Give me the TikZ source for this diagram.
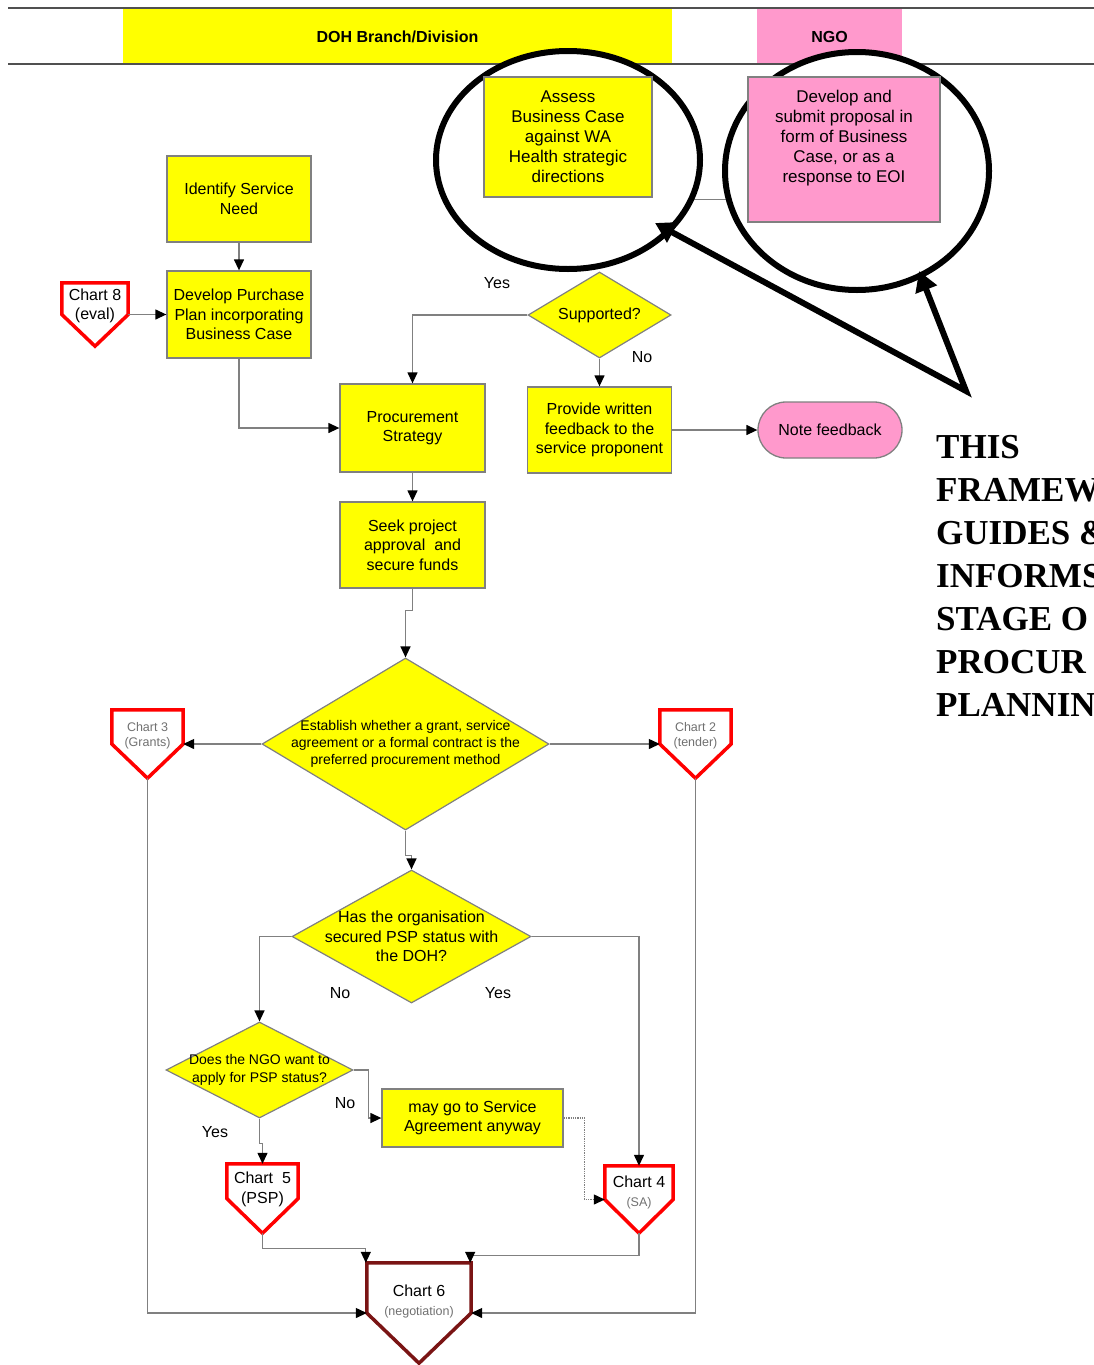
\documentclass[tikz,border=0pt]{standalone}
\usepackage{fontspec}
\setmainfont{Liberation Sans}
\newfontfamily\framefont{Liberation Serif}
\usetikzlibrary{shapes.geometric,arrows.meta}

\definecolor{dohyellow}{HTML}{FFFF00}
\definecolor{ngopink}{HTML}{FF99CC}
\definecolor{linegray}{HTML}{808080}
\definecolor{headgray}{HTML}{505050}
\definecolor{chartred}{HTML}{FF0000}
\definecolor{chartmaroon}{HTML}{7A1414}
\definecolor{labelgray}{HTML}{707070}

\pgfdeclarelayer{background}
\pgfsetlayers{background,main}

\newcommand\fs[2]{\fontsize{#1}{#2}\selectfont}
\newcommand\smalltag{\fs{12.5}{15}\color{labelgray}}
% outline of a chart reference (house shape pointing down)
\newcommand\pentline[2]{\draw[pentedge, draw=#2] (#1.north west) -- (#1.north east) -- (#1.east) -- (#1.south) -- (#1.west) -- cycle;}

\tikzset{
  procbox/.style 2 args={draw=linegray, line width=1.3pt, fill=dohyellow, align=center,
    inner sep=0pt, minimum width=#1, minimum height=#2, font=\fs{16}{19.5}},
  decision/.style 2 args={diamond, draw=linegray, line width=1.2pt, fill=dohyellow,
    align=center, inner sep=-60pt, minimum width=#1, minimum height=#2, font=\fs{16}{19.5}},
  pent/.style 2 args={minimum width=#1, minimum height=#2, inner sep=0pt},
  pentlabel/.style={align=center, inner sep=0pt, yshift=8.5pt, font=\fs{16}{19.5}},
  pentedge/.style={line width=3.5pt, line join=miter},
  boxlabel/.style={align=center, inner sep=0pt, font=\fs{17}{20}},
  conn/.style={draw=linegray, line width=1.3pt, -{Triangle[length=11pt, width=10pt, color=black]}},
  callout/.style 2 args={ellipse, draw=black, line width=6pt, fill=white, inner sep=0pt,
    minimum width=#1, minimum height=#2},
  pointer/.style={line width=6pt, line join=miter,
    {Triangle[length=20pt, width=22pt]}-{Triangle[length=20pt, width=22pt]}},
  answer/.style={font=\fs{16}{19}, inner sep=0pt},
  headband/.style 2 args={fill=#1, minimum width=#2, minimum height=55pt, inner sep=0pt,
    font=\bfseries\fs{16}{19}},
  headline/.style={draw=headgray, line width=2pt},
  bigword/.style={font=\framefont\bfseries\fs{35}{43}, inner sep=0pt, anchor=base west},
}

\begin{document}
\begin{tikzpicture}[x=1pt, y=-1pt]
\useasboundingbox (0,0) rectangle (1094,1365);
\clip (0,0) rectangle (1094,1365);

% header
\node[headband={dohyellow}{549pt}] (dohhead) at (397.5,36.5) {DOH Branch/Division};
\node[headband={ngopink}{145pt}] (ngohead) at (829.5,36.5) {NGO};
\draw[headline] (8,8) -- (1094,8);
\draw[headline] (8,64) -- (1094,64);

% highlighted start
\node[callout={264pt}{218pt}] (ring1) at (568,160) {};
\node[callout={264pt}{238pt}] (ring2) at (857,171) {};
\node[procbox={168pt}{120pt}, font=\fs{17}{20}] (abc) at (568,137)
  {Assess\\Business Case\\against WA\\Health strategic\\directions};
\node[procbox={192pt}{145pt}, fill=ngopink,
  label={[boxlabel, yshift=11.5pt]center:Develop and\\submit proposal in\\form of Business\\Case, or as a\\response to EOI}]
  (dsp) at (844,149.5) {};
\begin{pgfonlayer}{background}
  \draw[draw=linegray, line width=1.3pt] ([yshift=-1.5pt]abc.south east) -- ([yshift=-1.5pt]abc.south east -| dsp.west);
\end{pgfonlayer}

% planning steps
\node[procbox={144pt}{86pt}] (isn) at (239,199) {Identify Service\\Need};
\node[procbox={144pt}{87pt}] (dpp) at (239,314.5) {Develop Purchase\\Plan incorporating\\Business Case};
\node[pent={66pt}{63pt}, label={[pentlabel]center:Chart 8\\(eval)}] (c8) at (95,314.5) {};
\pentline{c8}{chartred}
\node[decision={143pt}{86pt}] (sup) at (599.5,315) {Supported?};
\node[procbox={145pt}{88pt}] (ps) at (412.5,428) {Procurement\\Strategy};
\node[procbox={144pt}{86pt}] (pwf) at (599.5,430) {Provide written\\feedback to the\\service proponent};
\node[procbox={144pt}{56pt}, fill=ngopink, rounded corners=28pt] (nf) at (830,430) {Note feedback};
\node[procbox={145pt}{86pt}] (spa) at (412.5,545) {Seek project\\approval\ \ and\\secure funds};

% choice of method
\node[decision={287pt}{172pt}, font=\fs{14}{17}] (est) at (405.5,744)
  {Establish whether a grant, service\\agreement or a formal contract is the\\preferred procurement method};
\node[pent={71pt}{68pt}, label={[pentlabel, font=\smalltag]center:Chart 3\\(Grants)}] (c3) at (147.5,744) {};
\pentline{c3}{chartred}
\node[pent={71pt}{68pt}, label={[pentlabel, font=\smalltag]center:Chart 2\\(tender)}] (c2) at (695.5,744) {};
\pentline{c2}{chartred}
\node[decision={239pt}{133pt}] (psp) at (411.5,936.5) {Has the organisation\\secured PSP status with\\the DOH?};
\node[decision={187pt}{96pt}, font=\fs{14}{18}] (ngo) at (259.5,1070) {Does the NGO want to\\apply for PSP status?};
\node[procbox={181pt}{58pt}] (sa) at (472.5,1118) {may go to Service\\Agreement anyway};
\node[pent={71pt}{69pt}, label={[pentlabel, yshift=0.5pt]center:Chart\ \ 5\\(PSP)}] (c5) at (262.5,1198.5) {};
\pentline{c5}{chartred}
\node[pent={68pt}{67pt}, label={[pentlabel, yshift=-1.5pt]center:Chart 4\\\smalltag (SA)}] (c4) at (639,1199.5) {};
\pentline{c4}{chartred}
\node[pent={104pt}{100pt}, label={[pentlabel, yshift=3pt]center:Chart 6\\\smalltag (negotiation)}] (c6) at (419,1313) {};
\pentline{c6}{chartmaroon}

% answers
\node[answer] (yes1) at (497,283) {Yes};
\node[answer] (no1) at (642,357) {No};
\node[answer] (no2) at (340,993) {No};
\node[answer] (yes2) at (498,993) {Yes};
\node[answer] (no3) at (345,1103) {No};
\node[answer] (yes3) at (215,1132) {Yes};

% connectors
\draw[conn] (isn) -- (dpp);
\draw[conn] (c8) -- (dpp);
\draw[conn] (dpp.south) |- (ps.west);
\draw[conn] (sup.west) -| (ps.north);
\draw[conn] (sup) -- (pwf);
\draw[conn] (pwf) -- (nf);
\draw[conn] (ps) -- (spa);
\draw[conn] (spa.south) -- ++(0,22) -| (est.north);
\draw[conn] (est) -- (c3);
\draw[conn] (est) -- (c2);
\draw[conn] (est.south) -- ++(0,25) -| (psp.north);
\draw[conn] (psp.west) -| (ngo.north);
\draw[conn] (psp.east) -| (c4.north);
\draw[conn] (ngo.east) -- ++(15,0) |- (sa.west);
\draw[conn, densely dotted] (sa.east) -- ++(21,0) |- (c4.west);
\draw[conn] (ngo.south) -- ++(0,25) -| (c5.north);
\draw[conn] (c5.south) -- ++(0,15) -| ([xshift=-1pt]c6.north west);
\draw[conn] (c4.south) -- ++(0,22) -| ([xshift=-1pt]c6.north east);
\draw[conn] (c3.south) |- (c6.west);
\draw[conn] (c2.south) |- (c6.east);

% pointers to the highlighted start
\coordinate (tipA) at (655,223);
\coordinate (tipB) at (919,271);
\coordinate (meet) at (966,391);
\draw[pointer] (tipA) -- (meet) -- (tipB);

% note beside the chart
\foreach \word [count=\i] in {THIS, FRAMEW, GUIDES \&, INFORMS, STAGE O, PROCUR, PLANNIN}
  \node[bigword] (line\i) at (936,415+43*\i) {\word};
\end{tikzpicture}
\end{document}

+ + + + + + +

**Set task**
Please repeat exactly the data above from its first line to the line that contains "draw=#2] (#1.north west)", inclusive, and leave every picture out.

**The result**
Give me the TikZ source for this diagram.
\documentclass[tikz,border=0pt]{standalone}
\usepackage{fontspec}
\setmainfont{Liberation Sans}
\newfontfamily\framefont{Liberation Serif}
\usetikzlibrary{shapes.geometric,arrows.meta}

\definecolor{dohyellow}{HTML}{FFFF00}
\definecolor{ngopink}{HTML}{FF99CC}
\definecolor{linegray}{HTML}{808080}
\definecolor{headgray}{HTML}{505050}
\definecolor{chartred}{HTML}{FF0000}
\definecolor{chartmaroon}{HTML}{7A1414}
\definecolor{labelgray}{HTML}{707070}

\pgfdeclarelayer{background}
\pgfsetlayers{background,main}

\newcommand\fs[2]{\fontsize{#1}{#2}\selectfont}
\newcommand\smalltag{\fs{12.5}{15}\color{labelgray}}
% outline of a chart reference (house shape pointing down)
\newcommand\pentline[2]{\draw[pentedge, draw=#2] (#1.north west) -- (#1.north east) -- (#1.east) -- (#1.south) -- (#1.west) -- cycle;}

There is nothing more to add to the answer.